Épocas de fervor no continente
É mesmo um estilo. São inventores de circunstâncias estes líderes latino-americanos. Começam promissores, terminam prometedores. Combatem ficções que deram errado — o neoliberalismo — com outras que não darão certo — o neopopulismo. Até lá vão ampliando para toda a sociedade seu instinto de desconfiança, maneirismo ideológico destinado a usar o povo como instrumento de atemorização. Além da volúpia de controlar o entendimento da história e confundir os fatos com suas noções próprias de moral e bons costumes. Vão também contornando a lei, emendando-a, adaptando-a à nova ordem. De preferência para ficarem eternos e inalcançáveis, como as sombras dos velhos regimes.
Tempos de crispação, da jurisdição do irritante, alimentada todo dia por governos da fase oral da política — hablaciones demasiadas. Visam e tendem a reduzir a cidadania à manipulada idéia das posições políticas. Querem ver as necessidades internas de seus países compreendidas como méritos. Quanto pior, melhor. Nesta inaptidão para a normalidade e o passar do tempo institucional, o horror à velha evidência: a demagogia serve ao demagogo e não rima com ideologia. Quando as idéias viram deus, vai-se a inteligência, a criatividade trocada pela cumplicidade e compadrio. Será sempre assim, essa noção de fair play popular que tem certos governantes latino-americanos? Muito barulho, confronto, pouca moderação e sossego! Ações ineficazes e imodestas divulgadas como grandes momentos do autoritarismo regional.
É notória a relação positiva entre comércio e paz e desconhecer isto agrava o déficit de civilização em nosso continente. Diplomacia econômica, boa vizinhança e relações multilaterais são fatores essenciais para modernização e eficácia da gestão governamental na região — apesar do FMI, Banco Mundial, OMC ou bobagens da vulgata econômica dominante. Afinal, o comércio é um bem público internacional e pode até prosperar em ambientes de marcada hostilidade. Mas nunca de violação de contratos. Veja o caso do Oriente Médio, que sabe bem estabelecer a gradação dos seus diversos fanatismos, preservando interesses comerciais e acordos.
Aliás, só Albânia e União Soviética acreditavam na negociação ideológica de mercadorias. O resultado é conhecido, tanto quanto o seu oposto oferecido pela China, que soube estimular suas forças produtivas à expansão internacional e cooperação interna.
Para ser país relevante não basta ter riqueza natural. Normas e comportamentos previsíveis e sem segredo também são riquezas e recursos nacionais. Em democracias estáveis não há interesse do Estado, do povo em geral. Há interesse da Lei, da Justiça, do indivíduo em particular.

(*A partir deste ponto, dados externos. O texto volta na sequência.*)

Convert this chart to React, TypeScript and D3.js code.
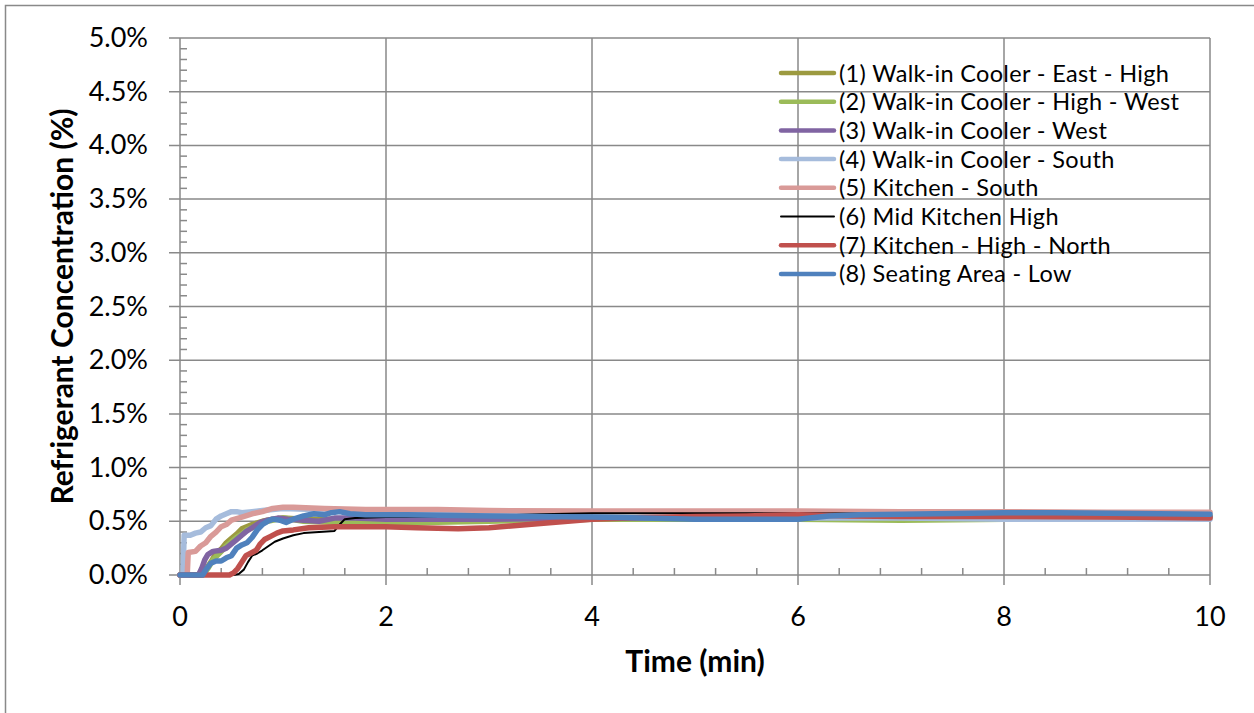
import { useEffect, useRef } from 'react';
import * as d3 from 'd3';

// time (min), concentration (%)
const coolerEastHigh: [number, number][] = [
  [0, 0], [0.2, 0], [0.25, 0.05], [0.3, 0.12], [0.35, 0.2], [0.4, 0.24], [0.45, 0.3], [0.5, 0.34],
  [0.55, 0.38], [0.6, 0.43], [0.7, 0.47], [0.8, 0.5], [0.9, 0.52], [1.0, 0.53], [1.2, 0.52],
  [1.5, 0.52], [2, 0.51], [3, 0.51], [4, 0.52], [5, 0.53], [6, 0.54], [7, 0.545], [8, 0.55],
  [9, 0.55], [10, 0.55],
];
const coolerHighWest: [number, number][] = [
  [0, 0], [0.22, 0], [0.27, 0.06], [0.32, 0.14], [0.38, 0.2], [0.45, 0.27], [0.5, 0.31],
  [0.55, 0.35], [0.6, 0.38], [0.65, 0.42], [0.75, 0.46], [0.85, 0.5], [1.0, 0.53], [1.2, 0.5],
  [1.5, 0.49], [2, 0.48], [2.5, 0.49], [3, 0.5], [3.5, 0.51], [4, 0.52], [5, 0.52], [6, 0.52],
  [7, 0.51], [8, 0.52], [9, 0.53], [10, 0.54],
];
const coolerWest: [number, number][] = [
  [0, 0], [0.18, 0], [0.21, 0.06], [0.24, 0.14], [0.27, 0.19], [0.32, 0.22], [0.4, 0.23],
  [0.45, 0.25], [0.5, 0.29], [0.55, 0.33], [0.6, 0.37], [0.65, 0.41], [0.7, 0.44], [0.78, 0.49],
  [0.85, 0.51], [0.95, 0.53], [1.05, 0.52], [1.2, 0.51], [1.35, 0.5], [1.5, 0.53], [1.7, 0.53],
  [2, 0.52], [3, 0.52], [4, 0.53], [5, 0.53], [6, 0.535], [7, 0.54], [8, 0.54], [9, 0.54], [10, 0.54],
];
const coolerSouth: [number, number][] = [
  [0, 0], [0.03, 0], [0.04, 0.37], [0.1, 0.37], [0.15, 0.39], [0.2, 0.4], [0.25, 0.44],
  [0.3, 0.46], [0.35, 0.52], [0.4, 0.55], [0.45, 0.57], [0.5, 0.59], [0.55, 0.59], [0.6, 0.58],
  [0.7, 0.59], [0.8, 0.6], [1.0, 0.62], [1.3, 0.61], [1.6, 0.59], [2, 0.57], [3, 0.56], [4, 0.54],
  [5, 0.53], [6, 0.53], [7, 0.53], [8, 0.52], [9, 0.52], [10, 0.52],
];
const kitchenSouth: [number, number][] = [
  [0, 0], [0.07, 0], [0.08, 0.21], [0.15, 0.22], [0.2, 0.27], [0.25, 0.3], [0.3, 0.36],
  [0.35, 0.4], [0.4, 0.45], [0.45, 0.47], [0.5, 0.51], [0.6, 0.54], [0.7, 0.57], [0.8, 0.59],
  [0.9, 0.62], [1.0, 0.63], [1.1, 0.63], [1.4, 0.62], [1.8, 0.61], [2.5, 0.61], [3, 0.6],
  [4, 0.595], [5, 0.595], [6, 0.595], [7, 0.59], [8, 0.59], [9, 0.585], [10, 0.585],
];
const midKitchenHigh: [number, number][] = [
  [0, 0], [0.52, 0], [0.57, 0.01], [0.62, 0.05], [0.66, 0.12], [0.7, 0.18], [0.75, 0.2],
  [0.8, 0.23], [0.86, 0.27], [0.92, 0.31], [1.0, 0.34], [1.1, 0.37], [1.2, 0.39], [1.35, 0.4],
  [1.5, 0.41], [1.55, 0.47], [1.6, 0.52], [1.7, 0.53], [2, 0.54], [3, 0.55], [3.5, 0.565],
  [4, 0.575], [5, 0.575], [6, 0.575], [7, 0.57], [8, 0.57], [9, 0.56], [10, 0.55],
];
const kitchenHighNorth: [number, number][] = [
  [0, 0], [0.48, 0], [0.52, 0.02], [0.56, 0.06], [0.6, 0.12], [0.64, 0.18], [0.7, 0.21],
  [0.74, 0.23], [0.78, 0.29], [0.82, 0.33], [0.88, 0.36], [0.94, 0.39], [1.0, 0.41], [1.1, 0.42],
  [1.25, 0.44], [1.5, 0.45], [2, 0.45], [2.3, 0.44], [2.7, 0.43], [3, 0.44], [3.5, 0.48],
  [4, 0.52], [4.5, 0.535], [5, 0.545], [5.5, 0.55], [6, 0.56], [6.5, 0.55], [7, 0.545],
  [8, 0.545], [9, 0.54], [10, 0.53],
];
const seatingLow: [number, number][] = [
  [0, 0], [0.22, 0], [0.26, 0.06], [0.3, 0.11], [0.35, 0.13], [0.4, 0.13], [0.45, 0.16],
  [0.5, 0.18], [0.55, 0.25], [0.6, 0.28], [0.65, 0.3], [0.7, 0.35], [0.75, 0.42], [0.8, 0.47],
  [0.85, 0.5], [0.9, 0.52], [0.97, 0.51], [1.03, 0.49], [1.1, 0.52], [1.2, 0.55], [1.3, 0.57],
  [1.4, 0.56], [1.47, 0.58], [1.55, 0.59], [1.65, 0.57], [1.8, 0.56], [2.2, 0.56], [3, 0.55],
  [4, 0.54], [4.5, 0.53], [5, 0.52], [5.5, 0.52], [6, 0.52], [6.3, 0.55], [6.6, 0.56],
  [7, 0.565], [8, 0.58], [8.5, 0.58], [9, 0.575], [10, 0.565],
];

const seriesNames = [
  '(1) Walk-in Cooler - East - High',
  '(2) Walk-in Cooler - High - West',
  '(3) Walk-in Cooler - West',
  '(4) Walk-in Cooler - South',
  '(5) Kitchen - South',
  '(6) Mid Kitchen High',
  '(7) Kitchen - High - North',
  '(8) Seating Area - Low',
];
const seriesData = [
  coolerEastHigh, coolerHighWest, coolerWest, coolerSouth,
  kitchenSouth, midKitchenHigh, kitchenHighNorth, seatingLow,
];
const COLORS = ['#9c9a40', '#9bbb59', '#8064a2', '#a6bcdc', '#d99a98', '#000000', '#c0504d', '#4f81bd'];
const WIDTHS = [5.5, 5.5, 5.5, 5.5, 5.5, 2, 5.5, 5.5];

const xTicks = [0, 2, 4, 6, 8, 10];
const yTicks = [0, 0.5, 1, 1.5, 2, 2.5, 3, 3.5, 4, 4.5, 5];

const FONT = 'Lato, "Open Sans", sans-serif';
const GRID = '#898989';

export default function App() {
  const svgRef = useRef<SVGSVGElement>(null);

  useEffect(() => {
    if (!svgRef.current) return;
    document.body.style.margin = '0';
    const svg = d3.select(svgRef.current);
    svg.selectAll('*').remove();

    const width = 1254;
    const height = 713;
    const margin = { top: 38, right: 44, bottom: 138, left: 180 };
    const innerWidth = width - margin.left - margin.right;
    const innerHeight = height - margin.top - margin.bottom;

    svg.attr('width', width).attr('height', height).style('font-family', FONT);

    // chart border
    svg.append('rect')
      .attr('x', 5.5).attr('y', 5.5)
      .attr('width', 1270).attr('height', 730)
      .attr('fill', '#fff')
      .attr('stroke', GRID).attr('stroke-width', 1.5);

    const x = d3.scaleLinear().domain([0, 10]).range([0, innerWidth]);
    const y = d3.scaleLinear().domain([0, 5]).range([innerHeight, 0]);

    const g = svg.append('g').attr('transform', `translate(${margin.left},${margin.top})`);

    // grid lines
    g.append('g')
      .selectAll('line')
      .data(yTicks.slice(1))
      .enter()
      .append('line')
      .attr('x1', -11).attr('x2', innerWidth)
      .attr('y1', (d) => y(d)).attr('y2', (d) => y(d))
      .attr('stroke', GRID).attr('stroke-width', 1.5);

    g.append('g')
      .selectAll('line')
      .data(xTicks.slice(1))
      .enter()
      .append('line')
      .attr('x1', (d) => x(d)).attr('x2', (d) => x(d))
      .attr('y1', 0).attr('y2', innerHeight + 10)
      .attr('stroke', GRID).attr('stroke-width', 1.5);

    // minor ticks
    const yMinor = d3.range(0, 50).map((i) => i / 10).filter((v) => Math.round(v * 10) % 5 !== 0);
    g.append('g')
      .selectAll('line')
      .data(yMinor)
      .enter()
      .append('line')
      .attr('x1', 0).attr('x2', 7)
      .attr('y1', (d) => y(d)).attr('y2', (d) => y(d))
      .attr('stroke', GRID).attr('stroke-width', 1.5);

    const xMinor = d3.range(0, 25).map((i) => i * 0.4).filter((_, i) => i % 5 !== 0);
    g.append('g')
      .selectAll('line')
      .data(xMinor)
      .enter()
      .append('line')
      .attr('x1', (d) => x(d)).attr('x2', (d) => x(d))
      .attr('y1', innerHeight - 7).attr('y2', innerHeight)
      .attr('stroke', GRID).attr('stroke-width', 1.5);

    // axes lines
    g.append('line')
      .attr('x1', -11).attr('x2', innerWidth)
      .attr('y1', innerHeight).attr('y2', innerHeight)
      .attr('stroke', GRID).attr('stroke-width', 1.5);
    g.append('line')
      .attr('x1', 0).attr('x2', 0)
      .attr('y1', 0).attr('y2', innerHeight + 10)
      .attr('stroke', GRID).attr('stroke-width', 1.5);

    // tick labels
    g.append('g')
      .selectAll('text')
      .data(yTicks)
      .enter()
      .append('text')
      .attr('x', -32)
      .attr('y', (d) => y(d) + 9)
      .attr('text-anchor', 'end')
      .style('font-size', '27px')
      .attr('fill', '#000')
      .text((d) => `${d.toFixed(1)}%`);

    g.append('g')
      .selectAll('text')
      .data(xTicks)
      .enter()
      .append('text')
      .attr('x', (d) => x(d))
      .attr('y', innerHeight + 51)
      .attr('text-anchor', 'middle')
      .style('font-size', '27px')
      .attr('fill', '#000')
      .text((d) => String(d));

    // axis titles
    g.append('text')
      .attr('x', innerWidth / 2)
      .attr('y', innerHeight + 97)
      .attr('text-anchor', 'middle')
      .style('font-size', '30px')
      .style('font-weight', 'bold')
      .text('Time (min)');

    g.append('text')
      .attr('transform', `translate(${73 - margin.left},${innerHeight / 2}) rotate(-90)`)
      .attr('text-anchor', 'middle')
      .style('font-size', '30px')
      .style('font-weight', 'bold')
      .text('Refrigerant Concentration (%)');

    // series
    const line = d3
      .line<[number, number]>()
      .x((d) => x(d[0]))
      .y((d) => y(d[1]))
      .curve(d3.curveLinear);

    seriesData.forEach((data, i) => {
      g.append('path')
        .datum(data)
        .attr('d', line)
        .attr('fill', 'none')
        .attr('stroke', COLORS[i])
        .attr('stroke-width', WIDTHS[i])
        .attr('stroke-linejoin', 'round')
        .attr('stroke-linecap', 'round');
    });

    // legend
    const legend = svg.append('g').attr('transform', 'translate(780, 73)');
    seriesNames.forEach((name, i) => {
      const row = legend.append('g').attr('transform', `translate(0, ${i * 28.7})`);
      row.append('line')
        .attr('x1', 1).attr('x2', 54)
        .attr('y1', 0).attr('y2', 0)
        .attr('stroke', COLORS[i])
        .attr('stroke-width', WIDTHS[i] === 2 ? 2 : 4.5)
        .attr('stroke-linecap', 'round');
      row.append('text')
        .attr('x', 59)
        .attr('y', 8.5)
        .style('font-size', '23.5px')
        .style('letter-spacing', '0.35px')
        .attr('fill', '#000')
        .text(name);
    });
  }, []);

  return <svg ref={svgRef} style={{ display: 'block' }} />;
}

Ou o processo eleitoral é uma armadilha para os derrotados e um vale-tudo para os vitoriosos?
Claro que muitos países são iludidos com a monocultura e sonham ou pensam ser um Emirado Árabe. A própria Petrobras desde que passou a ser dolarizada deve pensar que pode aceitar desaforo. Ou será que, tomada de indolência pública, meteu-se em maus lençóis? Afinal, é fácil prosperar nas águas profundas e obscuras das mesas de câmbio. Outro lado do fervor fanático regional usado, aqui, como instrumento para atemorização do povo — os interesses financeiros da moeda e de seus guardiões aduladores de governos.
Não se demonstra razão com intimidação no sistema democrático. Nem esta inovação, o unilateralismo comercial dos pobres, é boa receita contra o protecionismo ou o imperialismo dos ricos.
O certo é que há outros exemplos de sucesso de líderes e nações que conseguiram compreender e superar o passado dos seus países, ultrapassando os esquemas ideológicos hobbesianos e maquiavélicos sempre em voga na região. Nelson Mandela falava em verdade e conciliação e não se considerava vítima nem herdeiro de ninguém. Pretendia-se, e foi, um bom governante. É o suficiente. Enfim, democracia social e prosperidade econômica exigem elites preparadas, de qualquer origem social ou étnica. E no continente o problema não é o povo, mas, sempre, o fervor retrógrado de quase todas as elites, inclusive as populares.